◆ What you should do ◆
Below is a block of records. Copy every line in it that contains the word "React".

### Materials provided

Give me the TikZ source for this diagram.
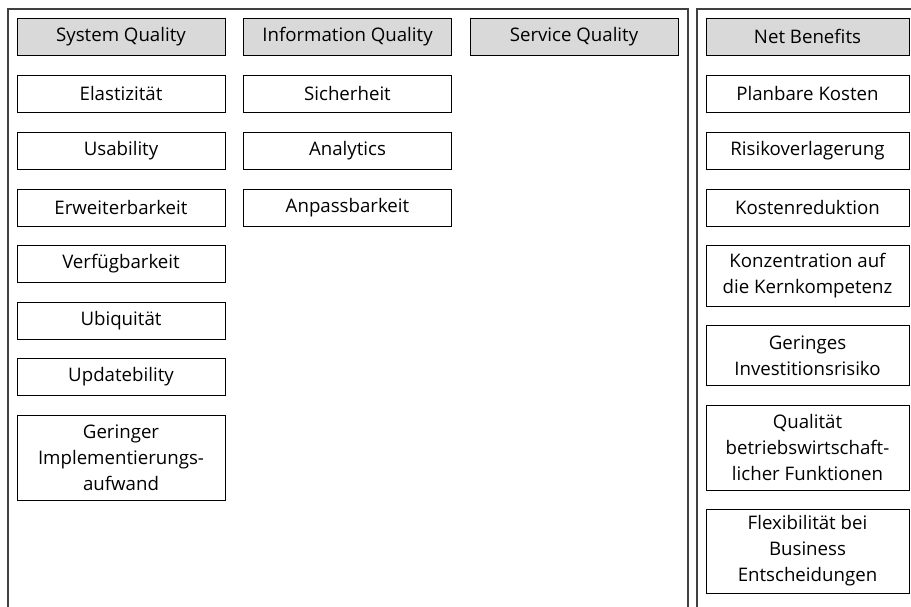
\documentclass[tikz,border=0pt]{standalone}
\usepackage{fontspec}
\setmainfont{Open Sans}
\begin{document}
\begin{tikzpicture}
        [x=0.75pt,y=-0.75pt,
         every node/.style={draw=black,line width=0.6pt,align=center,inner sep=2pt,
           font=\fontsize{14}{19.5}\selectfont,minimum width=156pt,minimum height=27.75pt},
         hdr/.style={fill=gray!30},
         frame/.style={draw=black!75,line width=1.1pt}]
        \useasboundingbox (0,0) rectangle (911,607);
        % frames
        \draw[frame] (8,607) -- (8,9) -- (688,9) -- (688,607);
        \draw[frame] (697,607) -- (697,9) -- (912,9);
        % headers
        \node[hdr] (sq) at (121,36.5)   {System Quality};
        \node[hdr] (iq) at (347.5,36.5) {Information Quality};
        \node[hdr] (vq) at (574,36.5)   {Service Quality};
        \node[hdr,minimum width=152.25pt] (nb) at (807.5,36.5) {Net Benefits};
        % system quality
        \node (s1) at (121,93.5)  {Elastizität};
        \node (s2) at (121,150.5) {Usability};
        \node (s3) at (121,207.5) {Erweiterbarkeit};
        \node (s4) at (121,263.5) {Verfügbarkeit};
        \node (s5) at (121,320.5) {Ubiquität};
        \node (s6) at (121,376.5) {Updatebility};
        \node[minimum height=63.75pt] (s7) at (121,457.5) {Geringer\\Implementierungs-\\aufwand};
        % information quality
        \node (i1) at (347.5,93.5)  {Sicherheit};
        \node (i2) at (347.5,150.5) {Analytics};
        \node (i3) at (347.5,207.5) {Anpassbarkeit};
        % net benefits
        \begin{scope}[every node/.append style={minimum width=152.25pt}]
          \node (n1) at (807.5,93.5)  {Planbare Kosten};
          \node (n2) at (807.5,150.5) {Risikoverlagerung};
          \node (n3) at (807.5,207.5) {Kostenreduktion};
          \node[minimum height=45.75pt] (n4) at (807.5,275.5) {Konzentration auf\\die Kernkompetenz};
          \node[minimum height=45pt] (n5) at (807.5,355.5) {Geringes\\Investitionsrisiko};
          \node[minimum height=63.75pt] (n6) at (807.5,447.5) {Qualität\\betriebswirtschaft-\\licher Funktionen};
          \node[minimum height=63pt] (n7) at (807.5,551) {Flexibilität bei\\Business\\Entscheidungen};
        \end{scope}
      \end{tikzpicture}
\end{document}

######
### Materials provided

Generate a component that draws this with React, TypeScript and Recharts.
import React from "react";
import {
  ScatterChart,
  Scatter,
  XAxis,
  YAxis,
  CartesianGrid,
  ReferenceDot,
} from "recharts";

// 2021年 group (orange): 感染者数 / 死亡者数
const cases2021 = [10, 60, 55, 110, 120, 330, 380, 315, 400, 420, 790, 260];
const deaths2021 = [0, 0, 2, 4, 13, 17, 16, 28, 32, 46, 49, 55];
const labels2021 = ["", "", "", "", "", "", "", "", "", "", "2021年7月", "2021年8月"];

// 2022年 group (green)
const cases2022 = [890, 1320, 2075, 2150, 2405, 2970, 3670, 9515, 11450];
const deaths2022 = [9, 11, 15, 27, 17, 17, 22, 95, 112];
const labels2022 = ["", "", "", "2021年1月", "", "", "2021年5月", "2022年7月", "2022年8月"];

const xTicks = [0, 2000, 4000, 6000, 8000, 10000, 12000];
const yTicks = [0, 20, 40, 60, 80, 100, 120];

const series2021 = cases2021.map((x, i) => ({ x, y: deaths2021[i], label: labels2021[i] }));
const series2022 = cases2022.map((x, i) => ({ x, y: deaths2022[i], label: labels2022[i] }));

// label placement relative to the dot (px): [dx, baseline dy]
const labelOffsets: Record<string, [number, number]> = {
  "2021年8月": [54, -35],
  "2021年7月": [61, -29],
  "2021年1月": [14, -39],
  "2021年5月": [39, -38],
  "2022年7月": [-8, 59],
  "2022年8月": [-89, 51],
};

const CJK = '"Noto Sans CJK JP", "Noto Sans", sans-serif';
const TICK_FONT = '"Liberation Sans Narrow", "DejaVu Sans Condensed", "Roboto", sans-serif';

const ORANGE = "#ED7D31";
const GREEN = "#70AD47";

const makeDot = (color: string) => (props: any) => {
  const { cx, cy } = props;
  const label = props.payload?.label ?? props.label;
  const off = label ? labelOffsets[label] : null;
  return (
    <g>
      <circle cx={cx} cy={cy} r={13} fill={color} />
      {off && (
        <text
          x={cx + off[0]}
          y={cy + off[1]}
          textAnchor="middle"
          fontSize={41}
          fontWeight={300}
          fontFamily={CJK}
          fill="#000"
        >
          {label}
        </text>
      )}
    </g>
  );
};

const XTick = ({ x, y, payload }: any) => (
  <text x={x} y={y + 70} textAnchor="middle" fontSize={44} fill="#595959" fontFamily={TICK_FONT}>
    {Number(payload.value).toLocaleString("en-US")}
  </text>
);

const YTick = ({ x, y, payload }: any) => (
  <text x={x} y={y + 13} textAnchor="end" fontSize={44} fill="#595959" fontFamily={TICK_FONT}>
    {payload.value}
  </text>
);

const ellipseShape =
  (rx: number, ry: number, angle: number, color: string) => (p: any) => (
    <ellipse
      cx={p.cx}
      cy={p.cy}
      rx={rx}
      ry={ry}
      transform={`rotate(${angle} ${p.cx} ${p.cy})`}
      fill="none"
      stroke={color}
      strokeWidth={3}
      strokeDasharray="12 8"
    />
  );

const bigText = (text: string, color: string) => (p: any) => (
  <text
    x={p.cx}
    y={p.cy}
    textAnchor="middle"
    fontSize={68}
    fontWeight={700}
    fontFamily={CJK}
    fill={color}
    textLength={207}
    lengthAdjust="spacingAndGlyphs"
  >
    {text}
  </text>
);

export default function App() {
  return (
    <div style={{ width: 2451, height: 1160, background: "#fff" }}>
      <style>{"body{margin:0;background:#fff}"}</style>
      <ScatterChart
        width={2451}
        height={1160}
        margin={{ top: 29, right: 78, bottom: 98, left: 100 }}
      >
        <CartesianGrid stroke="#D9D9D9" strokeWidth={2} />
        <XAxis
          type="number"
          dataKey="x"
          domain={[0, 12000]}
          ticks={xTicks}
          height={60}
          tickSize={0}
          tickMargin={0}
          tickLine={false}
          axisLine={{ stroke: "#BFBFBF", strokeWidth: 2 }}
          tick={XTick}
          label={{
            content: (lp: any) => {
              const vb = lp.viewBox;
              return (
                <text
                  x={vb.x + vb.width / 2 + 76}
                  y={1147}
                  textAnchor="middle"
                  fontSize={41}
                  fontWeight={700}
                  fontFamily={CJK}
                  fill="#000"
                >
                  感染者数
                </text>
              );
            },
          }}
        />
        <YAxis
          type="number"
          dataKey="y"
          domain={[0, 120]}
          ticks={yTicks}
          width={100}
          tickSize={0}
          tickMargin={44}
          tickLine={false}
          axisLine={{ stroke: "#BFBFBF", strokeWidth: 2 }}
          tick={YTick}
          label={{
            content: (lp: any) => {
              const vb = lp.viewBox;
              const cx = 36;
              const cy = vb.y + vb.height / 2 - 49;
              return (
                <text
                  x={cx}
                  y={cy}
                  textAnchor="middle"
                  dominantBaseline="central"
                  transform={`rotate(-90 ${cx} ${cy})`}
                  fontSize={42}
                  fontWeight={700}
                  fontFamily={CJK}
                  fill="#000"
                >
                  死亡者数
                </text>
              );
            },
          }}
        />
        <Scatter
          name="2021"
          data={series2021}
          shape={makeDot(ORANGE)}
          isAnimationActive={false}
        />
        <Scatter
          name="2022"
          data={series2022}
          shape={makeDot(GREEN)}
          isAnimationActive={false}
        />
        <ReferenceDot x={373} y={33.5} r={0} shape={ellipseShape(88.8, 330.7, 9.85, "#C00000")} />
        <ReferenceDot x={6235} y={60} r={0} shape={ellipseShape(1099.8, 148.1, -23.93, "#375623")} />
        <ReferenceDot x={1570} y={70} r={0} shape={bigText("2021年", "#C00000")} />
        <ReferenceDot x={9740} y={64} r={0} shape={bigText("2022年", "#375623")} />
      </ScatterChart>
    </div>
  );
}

######

◆ Reply to the task ◆
Generate a component that draws this with React, TypeScript and Recharts.
import React from "react";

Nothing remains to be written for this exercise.